***** Data shown *****

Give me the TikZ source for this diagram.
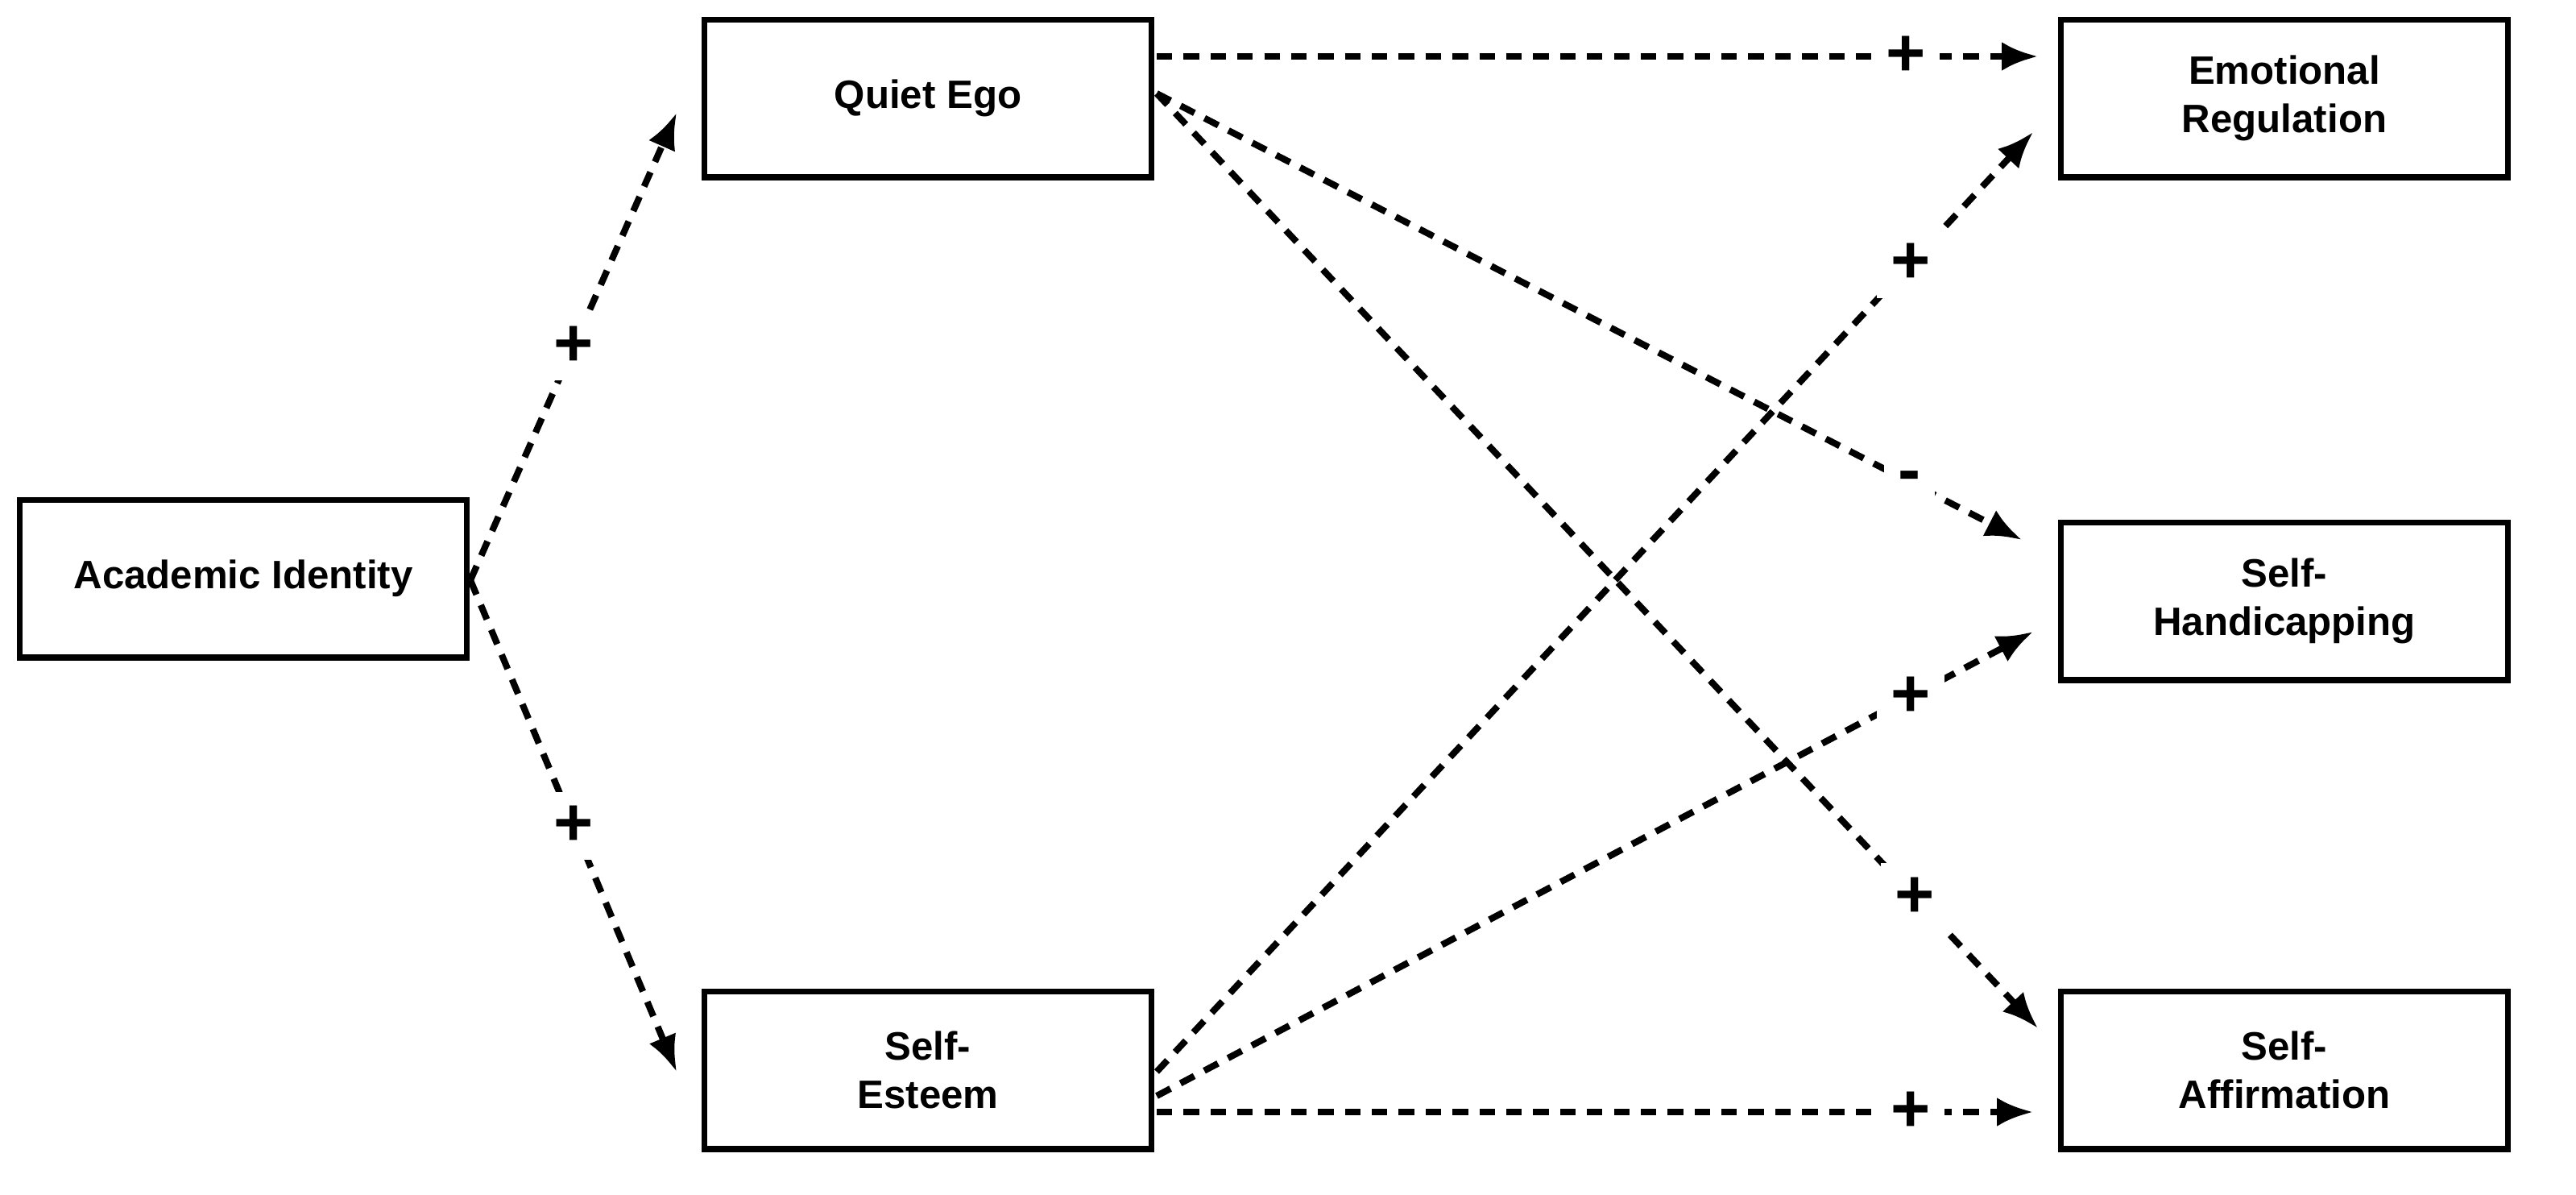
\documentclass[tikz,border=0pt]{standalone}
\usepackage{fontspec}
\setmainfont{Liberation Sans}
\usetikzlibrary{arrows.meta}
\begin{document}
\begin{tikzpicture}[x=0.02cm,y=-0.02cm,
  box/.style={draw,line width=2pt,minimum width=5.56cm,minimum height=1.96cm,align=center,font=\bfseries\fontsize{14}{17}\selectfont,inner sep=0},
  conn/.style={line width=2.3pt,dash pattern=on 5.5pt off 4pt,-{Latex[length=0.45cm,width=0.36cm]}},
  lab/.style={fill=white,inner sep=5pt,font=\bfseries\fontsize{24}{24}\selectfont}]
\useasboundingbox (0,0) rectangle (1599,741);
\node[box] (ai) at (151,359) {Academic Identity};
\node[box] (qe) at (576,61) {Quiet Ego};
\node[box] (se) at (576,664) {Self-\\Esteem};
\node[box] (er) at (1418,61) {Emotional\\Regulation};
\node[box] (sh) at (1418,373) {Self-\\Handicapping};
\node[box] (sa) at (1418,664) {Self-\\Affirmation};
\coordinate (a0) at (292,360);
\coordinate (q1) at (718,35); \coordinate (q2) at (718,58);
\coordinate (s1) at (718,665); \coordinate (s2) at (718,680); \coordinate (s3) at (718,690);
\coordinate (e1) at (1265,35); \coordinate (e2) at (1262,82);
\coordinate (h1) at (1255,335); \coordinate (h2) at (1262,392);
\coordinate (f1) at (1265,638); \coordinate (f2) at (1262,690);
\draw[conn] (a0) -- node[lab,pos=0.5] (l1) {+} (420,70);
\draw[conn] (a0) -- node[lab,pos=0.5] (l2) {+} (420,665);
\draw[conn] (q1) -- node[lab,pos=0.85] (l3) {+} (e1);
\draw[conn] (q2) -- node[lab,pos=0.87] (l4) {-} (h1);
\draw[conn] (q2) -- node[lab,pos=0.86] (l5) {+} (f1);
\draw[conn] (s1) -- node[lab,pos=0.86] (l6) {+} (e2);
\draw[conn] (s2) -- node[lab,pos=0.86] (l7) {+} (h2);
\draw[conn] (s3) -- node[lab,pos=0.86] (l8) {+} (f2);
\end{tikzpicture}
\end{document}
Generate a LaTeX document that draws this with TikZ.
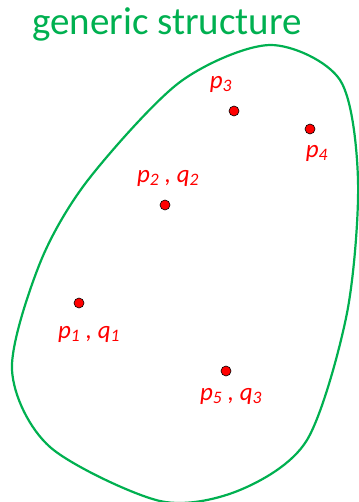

*****

> _What to produce_: Give an exact reproduction of every line, leaving out any picture.

> _Reply_:
Give me the TikZ source for this diagram.
\documentclass[tikz,border=0pt]{standalone}
\usepackage{fontspec}
\setmainfont{Liberation Sans}
\usetikzlibrary{arrows.meta}
\begin{document}
\begin{tikzpicture}[x=0.02cm,y=-0.02cm,
  box/.style={draw,line width=2pt,minimum width=5.56cm,minimum height=1.96cm,align=center,font=\bfseries\fontsize{14}{17}\selectfont,inner sep=0},
  conn/.style={line width=2.3pt,dash pattern=on 5.5pt off 4pt,-{Latex[length=0.45cm,width=0.36cm]}},
  lab/.style={fill=white,inner sep=5pt,font=\bfseries\fontsize{24}{24}\selectfont}]
\useasboundingbox (0,0) rectangle (1599,741);
\node[box] (ai) at (151,359) {Academic Identity};
\node[box] (qe) at (576,61) {Quiet Ego};
\node[box] (se) at (576,664) {Self-\\Esteem};
\node[box] (er) at (1418,61) {Emotional\\Regulation};
\node[box] (sh) at (1418,373) {Self-\\Handicapping};
\node[box] (sa) at (1418,664) {Self-\\Affirmation};
\coordinate (a0) at (292,360);
\coordinate (q1) at (718,35); \coordinate (q2) at (718,58);
\coordinate (s1) at (718,665); \coordinate (s2) at (718,680); \coordinate (s3) at (718,690);
\coordinate (e1) at (1265,35); \coordinate (e2) at (1262,82);
\coordinate (h1) at (1255,335); \coordinate (h2) at (1262,392);
\coordinate (f1) at (1265,638); \coordinate (f2) at (1262,690);
\draw[conn] (a0) -- node[lab,pos=0.5] (l1) {+} (420,70);
\draw[conn] (a0) -- node[lab,pos=0.5] (l2) {+} (420,665);
\draw[conn] (q1) -- node[lab,pos=0.85] (l3) {+} (e1);
\draw[conn] (q2) -- node[lab,pos=0.87] (l4) {-} (h1);
\draw[conn] (q2) -- node[lab,pos=0.86] (l5) {+} (f1);
\draw[conn] (s1) -- node[lab,pos=0.86] (l6) {+} (e2);
\draw[conn] (s2) -- node[lab,pos=0.86] (l7) {+} (h2);
\draw[conn] (s3) -- node[lab,pos=0.86] (l8) {+} (f2);
\end{tikzpicture}
\end{document}
Generate a LaTeX document that draws this with TikZ.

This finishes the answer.